1929

Prof. Hafters Vorschlag

Der klar und unmissverständlich formulierte Aufsatz des Strafrechtsprofessors Ernst Hafter (ein Thurgauer mit Professur an der Zürcher Universität) folgte dem Gedanken, Morallehren irgendwelcher Art könnten wohl Basis ethischen Handelns sein, dürften aber nie die Gesetzgebung bestimmen. Der Titel seines Aufsatzes lautete "Homosexualität und Strafgesetzgeber" (Quellenangabe siehe Aufsatz).

Hafters Haltung zu Homosexualität und Gesetzgebung war geleitet von der Überzeugung, dass eine Bestrafung homosexueller Akte wirkungslos ist. Darin bestätigt wurde er durch eine Umfrage unter Homosexuellen, die 86 Lebensbilder anhand eines Fragebogens umfasste, welche ihn - anonymisiert - erreicht hatten.

Wie eine solche Aktion unter offensichtlich organisierten Betroffenen zustande kam und wer sie im genau richtigen Moment durchführte und Ernst Hafter zuspielte, darüber bestehen keine gesicherten Daten, wohl aber nebst wenigen Hinweisen ein paar begründete Vermutungen.
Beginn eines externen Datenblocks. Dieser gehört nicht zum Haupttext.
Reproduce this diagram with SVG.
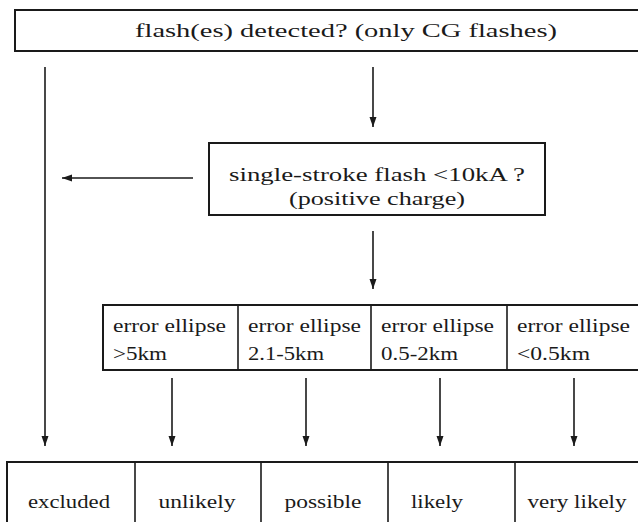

Hafters Aufsatz trug im Sommer 1929 wesentlich zur Meinungsbildung unter Politikern bei und war mitverantwortlich für das positive Abstimmungsergebnis im Nationalrat. Ein Zitat daraus:

"Jedenfalls steht fest, dass die moderne Gesetzgebung den ausserehelichen Beischlaf an sich nicht mehr mit Strafe bedroht. Dann aber ist es ein Gebot der Konsequenz, auch die homosexuelle Betätigung, soweit qualifizierende Momente fehlen, straflos zu lassen."